=== EXTRACTED DATA ===

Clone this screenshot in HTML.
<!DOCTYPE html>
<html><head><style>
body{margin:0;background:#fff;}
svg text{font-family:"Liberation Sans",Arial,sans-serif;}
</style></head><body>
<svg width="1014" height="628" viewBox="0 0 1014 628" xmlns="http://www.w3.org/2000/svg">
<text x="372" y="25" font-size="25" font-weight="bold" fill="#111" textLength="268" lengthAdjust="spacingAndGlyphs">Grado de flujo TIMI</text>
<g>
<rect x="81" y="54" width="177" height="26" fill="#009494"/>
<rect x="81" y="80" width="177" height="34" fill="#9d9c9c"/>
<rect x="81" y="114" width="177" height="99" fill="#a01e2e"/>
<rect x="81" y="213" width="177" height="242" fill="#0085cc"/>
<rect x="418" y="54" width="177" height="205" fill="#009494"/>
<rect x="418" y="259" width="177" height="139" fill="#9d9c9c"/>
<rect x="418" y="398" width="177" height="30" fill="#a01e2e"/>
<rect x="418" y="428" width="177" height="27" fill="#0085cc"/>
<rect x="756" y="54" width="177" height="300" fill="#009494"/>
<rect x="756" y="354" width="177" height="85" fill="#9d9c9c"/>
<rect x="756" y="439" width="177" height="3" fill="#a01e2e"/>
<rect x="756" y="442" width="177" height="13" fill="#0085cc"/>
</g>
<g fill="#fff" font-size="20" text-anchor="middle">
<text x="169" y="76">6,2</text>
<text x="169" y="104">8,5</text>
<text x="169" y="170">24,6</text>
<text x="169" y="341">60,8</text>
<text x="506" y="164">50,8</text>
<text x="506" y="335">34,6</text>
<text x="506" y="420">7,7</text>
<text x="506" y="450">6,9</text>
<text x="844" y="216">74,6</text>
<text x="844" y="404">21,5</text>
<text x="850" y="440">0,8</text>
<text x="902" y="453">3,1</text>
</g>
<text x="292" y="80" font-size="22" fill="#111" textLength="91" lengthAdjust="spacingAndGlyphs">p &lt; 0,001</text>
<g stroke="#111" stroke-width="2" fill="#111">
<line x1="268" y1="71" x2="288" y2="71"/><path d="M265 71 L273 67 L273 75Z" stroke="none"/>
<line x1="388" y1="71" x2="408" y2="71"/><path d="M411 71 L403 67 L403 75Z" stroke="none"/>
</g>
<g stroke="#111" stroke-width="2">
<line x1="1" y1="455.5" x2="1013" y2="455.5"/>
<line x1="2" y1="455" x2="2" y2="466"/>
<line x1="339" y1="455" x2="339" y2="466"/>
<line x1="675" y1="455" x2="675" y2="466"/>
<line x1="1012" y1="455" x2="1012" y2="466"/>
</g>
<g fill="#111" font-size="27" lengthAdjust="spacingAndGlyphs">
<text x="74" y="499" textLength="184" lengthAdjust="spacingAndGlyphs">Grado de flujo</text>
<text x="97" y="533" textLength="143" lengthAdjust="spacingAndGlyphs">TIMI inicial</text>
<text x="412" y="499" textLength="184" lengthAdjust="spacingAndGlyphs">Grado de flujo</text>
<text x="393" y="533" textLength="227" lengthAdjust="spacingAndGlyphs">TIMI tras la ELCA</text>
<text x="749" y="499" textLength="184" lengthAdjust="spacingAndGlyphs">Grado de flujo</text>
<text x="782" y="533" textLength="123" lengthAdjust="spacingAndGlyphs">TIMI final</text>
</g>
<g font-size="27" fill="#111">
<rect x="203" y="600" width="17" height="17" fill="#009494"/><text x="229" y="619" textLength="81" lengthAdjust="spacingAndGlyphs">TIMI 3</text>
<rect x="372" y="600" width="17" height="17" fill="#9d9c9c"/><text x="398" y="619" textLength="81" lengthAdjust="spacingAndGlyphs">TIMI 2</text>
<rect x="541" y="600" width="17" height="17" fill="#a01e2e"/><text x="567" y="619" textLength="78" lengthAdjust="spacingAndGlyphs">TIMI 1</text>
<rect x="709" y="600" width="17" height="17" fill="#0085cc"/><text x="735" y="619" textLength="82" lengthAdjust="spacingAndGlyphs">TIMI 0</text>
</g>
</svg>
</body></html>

===
=== EXTRACTED DATA ===

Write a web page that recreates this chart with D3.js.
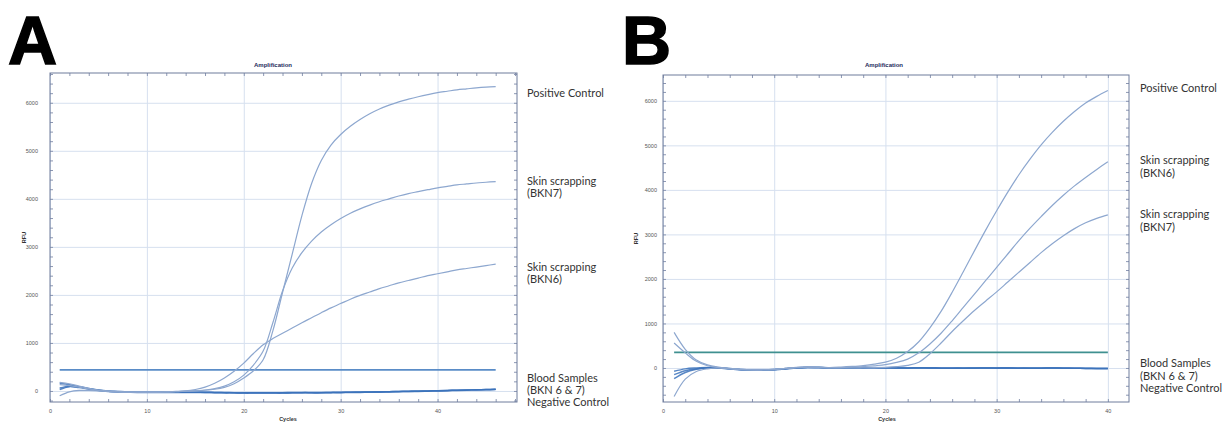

===
=== EXTRACTED DATA ===

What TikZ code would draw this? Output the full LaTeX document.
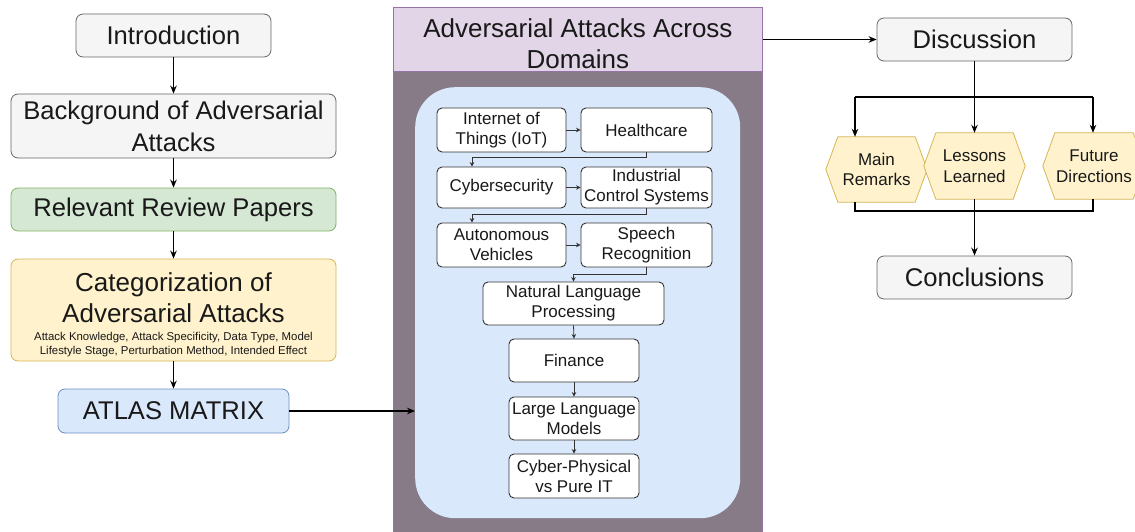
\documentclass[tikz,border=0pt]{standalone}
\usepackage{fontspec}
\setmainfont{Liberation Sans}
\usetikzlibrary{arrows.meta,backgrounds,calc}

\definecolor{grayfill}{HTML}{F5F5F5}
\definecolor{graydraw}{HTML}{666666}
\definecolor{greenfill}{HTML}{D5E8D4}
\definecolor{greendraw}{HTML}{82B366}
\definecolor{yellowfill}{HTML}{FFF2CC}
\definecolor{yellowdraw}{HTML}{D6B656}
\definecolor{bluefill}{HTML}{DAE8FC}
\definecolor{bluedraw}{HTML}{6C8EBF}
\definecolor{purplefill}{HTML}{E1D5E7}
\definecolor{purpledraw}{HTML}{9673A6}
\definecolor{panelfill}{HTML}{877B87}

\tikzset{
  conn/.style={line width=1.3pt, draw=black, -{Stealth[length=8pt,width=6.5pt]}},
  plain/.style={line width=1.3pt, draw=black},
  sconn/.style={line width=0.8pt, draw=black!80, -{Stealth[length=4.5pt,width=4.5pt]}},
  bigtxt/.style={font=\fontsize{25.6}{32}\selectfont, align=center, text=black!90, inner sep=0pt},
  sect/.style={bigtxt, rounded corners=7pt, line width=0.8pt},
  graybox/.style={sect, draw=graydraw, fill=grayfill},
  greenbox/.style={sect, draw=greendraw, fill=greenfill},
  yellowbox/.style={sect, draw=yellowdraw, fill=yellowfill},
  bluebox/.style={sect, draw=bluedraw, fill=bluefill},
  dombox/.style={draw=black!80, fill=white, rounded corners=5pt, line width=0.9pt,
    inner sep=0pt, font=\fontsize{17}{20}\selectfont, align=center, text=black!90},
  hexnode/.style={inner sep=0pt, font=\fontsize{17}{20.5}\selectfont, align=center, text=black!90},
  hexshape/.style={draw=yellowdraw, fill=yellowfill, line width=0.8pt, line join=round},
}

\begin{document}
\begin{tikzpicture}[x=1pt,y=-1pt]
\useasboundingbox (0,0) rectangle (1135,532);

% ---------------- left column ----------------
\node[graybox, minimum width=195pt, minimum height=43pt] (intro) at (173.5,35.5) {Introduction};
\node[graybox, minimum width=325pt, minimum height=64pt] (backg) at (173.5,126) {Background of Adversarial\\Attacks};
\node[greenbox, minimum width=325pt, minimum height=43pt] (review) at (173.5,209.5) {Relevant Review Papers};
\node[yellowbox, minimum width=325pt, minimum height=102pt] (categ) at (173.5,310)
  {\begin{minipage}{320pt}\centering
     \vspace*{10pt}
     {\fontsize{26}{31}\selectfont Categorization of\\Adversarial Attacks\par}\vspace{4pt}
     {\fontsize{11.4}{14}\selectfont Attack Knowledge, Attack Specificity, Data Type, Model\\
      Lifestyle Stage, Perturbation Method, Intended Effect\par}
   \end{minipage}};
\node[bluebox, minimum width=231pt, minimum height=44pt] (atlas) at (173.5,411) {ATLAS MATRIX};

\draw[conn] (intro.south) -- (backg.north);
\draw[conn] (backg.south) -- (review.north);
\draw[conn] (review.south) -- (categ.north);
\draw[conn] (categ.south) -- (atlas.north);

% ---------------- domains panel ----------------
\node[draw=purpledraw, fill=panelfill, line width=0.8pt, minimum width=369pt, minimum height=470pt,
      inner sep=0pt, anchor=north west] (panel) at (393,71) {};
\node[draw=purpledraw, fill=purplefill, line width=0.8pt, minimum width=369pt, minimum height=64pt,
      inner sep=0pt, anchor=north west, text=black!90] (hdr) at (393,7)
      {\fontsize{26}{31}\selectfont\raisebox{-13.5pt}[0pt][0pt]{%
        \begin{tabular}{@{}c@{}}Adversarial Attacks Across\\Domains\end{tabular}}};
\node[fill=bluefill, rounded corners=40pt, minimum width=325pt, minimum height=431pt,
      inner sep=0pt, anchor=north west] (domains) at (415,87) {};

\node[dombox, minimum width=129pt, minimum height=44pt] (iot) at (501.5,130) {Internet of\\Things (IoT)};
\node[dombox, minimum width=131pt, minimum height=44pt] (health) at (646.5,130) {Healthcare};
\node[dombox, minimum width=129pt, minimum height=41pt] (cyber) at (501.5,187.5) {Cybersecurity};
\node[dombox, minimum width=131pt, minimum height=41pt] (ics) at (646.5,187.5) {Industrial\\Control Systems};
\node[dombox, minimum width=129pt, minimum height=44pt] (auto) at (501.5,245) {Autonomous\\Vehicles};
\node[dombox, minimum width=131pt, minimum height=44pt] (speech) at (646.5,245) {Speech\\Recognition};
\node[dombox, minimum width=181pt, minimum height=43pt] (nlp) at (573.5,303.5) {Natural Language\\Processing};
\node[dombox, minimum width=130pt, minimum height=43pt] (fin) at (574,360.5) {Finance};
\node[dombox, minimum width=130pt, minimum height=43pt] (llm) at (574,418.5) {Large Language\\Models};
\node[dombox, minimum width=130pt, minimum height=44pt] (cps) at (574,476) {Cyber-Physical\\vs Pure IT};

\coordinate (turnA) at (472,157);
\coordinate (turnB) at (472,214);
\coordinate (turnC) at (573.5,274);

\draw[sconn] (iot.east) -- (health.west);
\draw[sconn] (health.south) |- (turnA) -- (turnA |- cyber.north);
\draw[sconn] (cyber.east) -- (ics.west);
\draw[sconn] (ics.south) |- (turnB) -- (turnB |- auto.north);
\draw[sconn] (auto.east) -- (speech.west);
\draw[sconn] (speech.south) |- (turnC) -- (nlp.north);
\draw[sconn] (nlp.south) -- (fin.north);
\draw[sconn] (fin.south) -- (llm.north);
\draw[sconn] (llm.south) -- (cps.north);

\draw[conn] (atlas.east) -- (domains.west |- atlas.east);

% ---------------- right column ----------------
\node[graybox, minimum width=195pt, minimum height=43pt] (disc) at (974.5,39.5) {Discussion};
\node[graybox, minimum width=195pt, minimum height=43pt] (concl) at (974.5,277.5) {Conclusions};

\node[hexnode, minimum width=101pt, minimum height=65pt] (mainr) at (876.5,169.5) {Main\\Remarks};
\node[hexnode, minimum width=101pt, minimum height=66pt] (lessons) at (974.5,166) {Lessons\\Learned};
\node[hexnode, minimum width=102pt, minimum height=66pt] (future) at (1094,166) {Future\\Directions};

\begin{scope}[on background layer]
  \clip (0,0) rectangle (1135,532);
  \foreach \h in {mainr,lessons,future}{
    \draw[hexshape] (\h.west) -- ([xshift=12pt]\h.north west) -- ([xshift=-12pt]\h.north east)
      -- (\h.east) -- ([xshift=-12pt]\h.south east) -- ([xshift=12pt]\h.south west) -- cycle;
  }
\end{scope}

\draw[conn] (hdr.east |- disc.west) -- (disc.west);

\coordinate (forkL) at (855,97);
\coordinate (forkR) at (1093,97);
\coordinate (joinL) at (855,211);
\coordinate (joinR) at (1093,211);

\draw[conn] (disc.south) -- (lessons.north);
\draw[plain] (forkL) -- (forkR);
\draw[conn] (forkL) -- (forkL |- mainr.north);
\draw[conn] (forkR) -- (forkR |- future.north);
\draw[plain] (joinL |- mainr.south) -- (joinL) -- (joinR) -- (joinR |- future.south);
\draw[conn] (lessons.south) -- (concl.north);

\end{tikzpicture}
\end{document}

===

YOUR GOAL:
Say how many lines in the records contain the string "this", and say nothing else.

EXERCISE SOLUTION:
3